Prove that \(w_t \to 0\) in \(L^2([a,b])\) as \(t \to \infty\). Hint: Show that \(w_t\) satisfies a heat equation.
Prove that \(w_x \to 0\) in \(L^2([a,b])\) as \(t \to \infty\). Hint: By part (i), \[\int_a^b w_x^2(x,t) \, dx = - \frac{1}{k} \int_a^b w(x,t) w_t(x,t) \, dx.\]
Conclude that \(w \to 0\) in \(L^\infty([a,b])\) as \(t \to \infty\).
Applications of the maximum principle: Uniqueness and bounds on solutions. This question appeared on the May 2012 exam, Q9(b),(c). Given \(T > 0\), let \(\Omega := (a,b)\) with \(a < b\) and let \(\Omega_T := (a,b) \times (0, T]\).
Show that in \(C_1^2(\Omega_T) \cap C(\overline{\Omega}_T)\) there exists at most one solution to the problem \[u_t - u_{xx} = 1 \quad \textrm{on } \Omega_T\] with \(u = 0\) on the parabolic boundary \([a,b] \times \{0\} \cup \{ a , b \} \times [0,T]\).
Assume that \(u\) is a solution to the problem in (i). Show that we have \[0 \le u(x,t) \le t\] for \((x,t) \in \Omega_T\).
Application of the maximum principle: Comparison Principle. For \(i \in \{1 , 2 \}\), let \(u_i\) be a smooth function satisfying \[\begin{aligned} \frac{\partial u_i}{\partial t}(\boldsymbol{x},t) - k \Delta u_i(\boldsymbol{x},t) = f_i(\boldsymbol{x}) \quad & \textrm{for } (\boldsymbol{x},t) \in \Omega \times (0,T], \\ u_i(\boldsymbol{x},t) = g_i(\boldsymbol{x}) \quad & \textrm{for } (\boldsymbol{x},t) \in \partial \Omega \times [0,T], \\ u_i(\boldsymbol{x},0) = u^0_i(\boldsymbol{x}) \quad & \textrm{for } \boldsymbol{x}\in \Omega, \end{aligned}\] where \(f_i, g_i, u_i^0\) are given smooth functions. Assume that \(f_2 \ge f_1\), \(g_2 \ge g_1\), and \(u_2^0 \ge u_1^0\). Prove that \(u_2 \ge u_1\) in \(\Omega_T\).
Eigenfunctions of the Laplacian and an application to the heat equation.
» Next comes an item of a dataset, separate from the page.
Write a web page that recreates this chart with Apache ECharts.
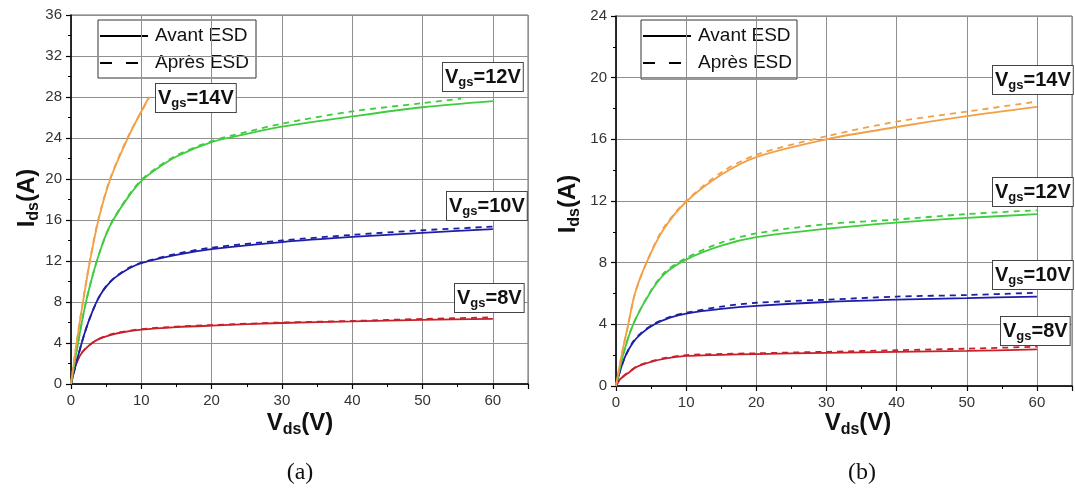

Let \((\lambda_n,u_n)\), \(n \in \mathbb{N}\), be eigenvalue-eigenfunction pairs for \(-\Delta\) on \(\Omega\) with zero Dirichlet boundary conditions, which means that \(u_n \ne 0\) and that \((\lambda_n,u_n)\) satisfies \[\begin{aligned} - \Delta u_n & = \lambda_n u_n \quad \textrm{in } \Omega, \\ u_n & = 0 \quad \quad \; \; \, \textrm{on } \partial \Omega. \end{aligned}\] In Exercise Sheet 4 we used the energy method to show that \(\lambda_n \in \mathbb{R}\) and \(\lambda_n > 0\) for all \(n\). By relabelling if necessary, we can assume that \(0 < \lambda_1 \le \lambda_2 \le \cdots\) (in fact it can be shown that \(\lambda_1 < \lambda_2)\). Let \(v\) satisfy the heat equation \[\begin{aligned} v_t(\boldsymbol{x},t) - k \Delta v(\boldsymbol{x},t) = 0 \quad & \textrm{for } (\boldsymbol{x},t) \in \Omega \times (0,\infty), \\ v(\boldsymbol{x},t) = 0 \quad & \textrm{for } (\boldsymbol{x},t) \in \ \partial \Omega \times [0,\infty), \\ v(\boldsymbol{x},0) = g(\boldsymbol{x}) \quad & \textrm{for } \boldsymbol{x}\in \Omega. \end{aligned}\] Roughly speaking, it can be shown that the set of eigenfunctions \(\{u_n\}_{n \in \mathbb{N}}\) forms a basis for the vector space of smooth functions on \(\Omega\) that vanish on \(\partial \Omega\). By writing \(v\) and \(g\) with respect to this basis as \[v(\boldsymbol{x},t) = \sum_{n=1}^\infty c_n(t) u_n(\boldsymbol{x}), \qquad g(\boldsymbol{x}) = \sum_{n=1}^\infty g_n u_n(\boldsymbol{x}),\] show formally that \[\begin{equation} \label{e} v(\boldsymbol{x},t) = \sum_{n=1}^\infty g_n e^{- k \lambda_n t} u_n(\boldsymbol{x}). \end{equation}\] Remark: From expression \(\eqref{e}\) we see that the rate of convergence of \(v\) to \(0\) as \(t \to \infty\) depends on the smallest eigenvalue of \(-\Delta\). This should not come as a surprise: When we proved that \(v \to 0\) as \(t \to \infty\) using the energy method, we saw that the rate of convergence depends on the Poincaré constant (see Q13), and from Exercise Sheet 4, Q12 we know that the optimal Poincaré constant depends on the smallest eigenvalue of \(-\Delta\).